Картины надо было спешно переводить в гравюры, — Подписчики ждали. На этот раз Хогарт решился взять себе помощника, некоего резчика по имени Луи Скотэн. То был француз, недавно появившийся в Лондоне, племянник и ученик известного в Париже гравера. Скотэн считался отличным мастером, но настоящего художественного таланта у него не было.
И тут Хогарт допустил поразительное легкомыслие. Он позволил резчику перевернуть изображение при гравировке, так что все переместилось слева направо. Кое-что было затем исправлено, а другие вещи так и остались зеркально обращенными, что сильно им повредило, так как всем отлично известно, что восприятие заметно меняется, если мы разглядываем картину в зеркало.
Но и это еще полбеды. Куда досаднее, что в гравюрах просто пропала, исчезла, будто ее и не было никогда, тонкость характеров, и так не всегда украшавших полотна «Карьеры распутника». Горбунья-невеста превратилась в омерзительную смешную карлицу, лишенную начисто напряженной и трагической душевной жизни. Вообще все внешнее грубо-комическое оказалось бесцеремонно утрированным, и всякий второстепенный вздор полез наружу.
Правда, тут уже приходится удивляться самому мистеру Хогарту. Ничтоже сумняшеся, он наполняет и без того не слишком лаконичные композиции новыми, отсутствовавшими в картинах подробностями, превращая гравюру уж просто в какой-то памфлет, который надо читать с лупой в руках. Чего стоит хотя бы метаморфоза, происшедшая с картиной «Его лэве», где и так был преизбыток персонажей и явно недоставало логической связи между ними.
Уже в картине были намеки на вражду знаменитого Генделя[11]

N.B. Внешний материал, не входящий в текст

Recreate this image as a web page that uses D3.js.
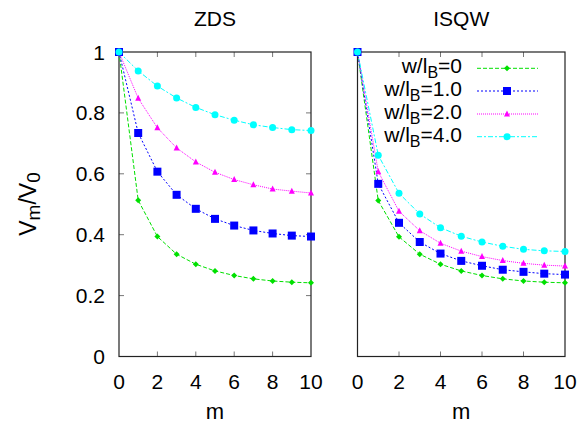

с итальянской оперной труппой под руководством Порпоры (что можно было заключить из нотной тетради, где значились в числе исполнителей певцы и Генделя, и его противника). В гравюре же из-за плеча музыканта падает на пол длиннейшая бумажная лента с бесконечной надписью, полной запутанных и забавных для той поры сопоставлений имен, названий и прочего, что давно уже утратило интерес. Словом, музыкант превратился в некую курьезную фигуру, заставляющую вспомнить и Генделя, и Порпору, и знаменитого певца-кастрата Фаринелли. Не много ли? А если прибавить к этому, что каждая гравюра получила пространную и нравоучительную стихотворную подпись, то уж совсем становится скучно.Смешно было бы упрекать Хогарта за то, что он следовал вкусам своего века, но нельзя не пожалеть, что он так много растерял, переводя живопись в гравюры, доверив к тому же дело человеку не вполне достойному.